Legislative leaders tried their best to put a good face on the tight quarters Monday as they opened the legislative session. House Speaker Frank Chopp, D-Seattle, called the temporary building "the people's portable."

"Bear with us a little bit today, because of the change," said Lt. Gov. Brad Owen, who presides over the state Senate. He pointed out that Britain's Parliament requires two sword-lengths in the aisle between opposing lawmakers.

"We were unable to provide for two sword-lengths," Owen said.

The Legislature's tight office quarters also make it harder to visit the offices of some lawmakers, as a contingent of home-health-care workers found out Monday afternoon. They trooped in the door of "Mod 1," the smallest of the new temporary buildings, to drop in on Rep. Brian Hatfield, a Democrat from the Olympic Peninsula.

They didn't even get within eyeshot of the office. A House security guard halted them just inside the door of Mod 1, and had them wait there while he conferred with Hatfield's office staff. An assistant came out and told them Hatfield wasn't available.

"It was easier last year," said Lorenzo Bordea, a Vancouver home-health worker. "We had no problems then."

"The heck with the people," said Chehalis home-health worker Kris Darby.

"They're elected officials," said Thompson. "You should be able to see what's going on in their offices, or who they're interacting with. If there's one state building that should be open, it's these."

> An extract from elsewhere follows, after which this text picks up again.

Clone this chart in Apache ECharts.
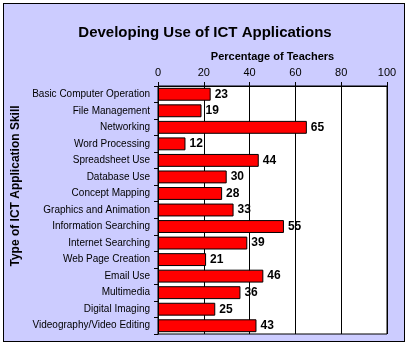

In addition to the TV rooms, where people can watch House and Senate floor action via TVW, Washington's public-affairs cable-TV channel, the Legislature has also added some high-tech ways to try to improve public input. Other computer screens in each TV room, for example, will show which bills are being worked on. Workers have also set up several computer stations where members of the public can send an e-mail message to lawmakers. And people can still send e-mails or leave free phone messages for lawmakers.

"We're trying to give as much access to the public as we can, given the limits of modular buildings," said Sharon Hayward, director of facilities for the House of Representatives.

"Trying to keep the public dialed in is going to be one of the challenges of the session," said Rep. Alex Wood, D-Spokane. "I think it will work OK, with a little patience."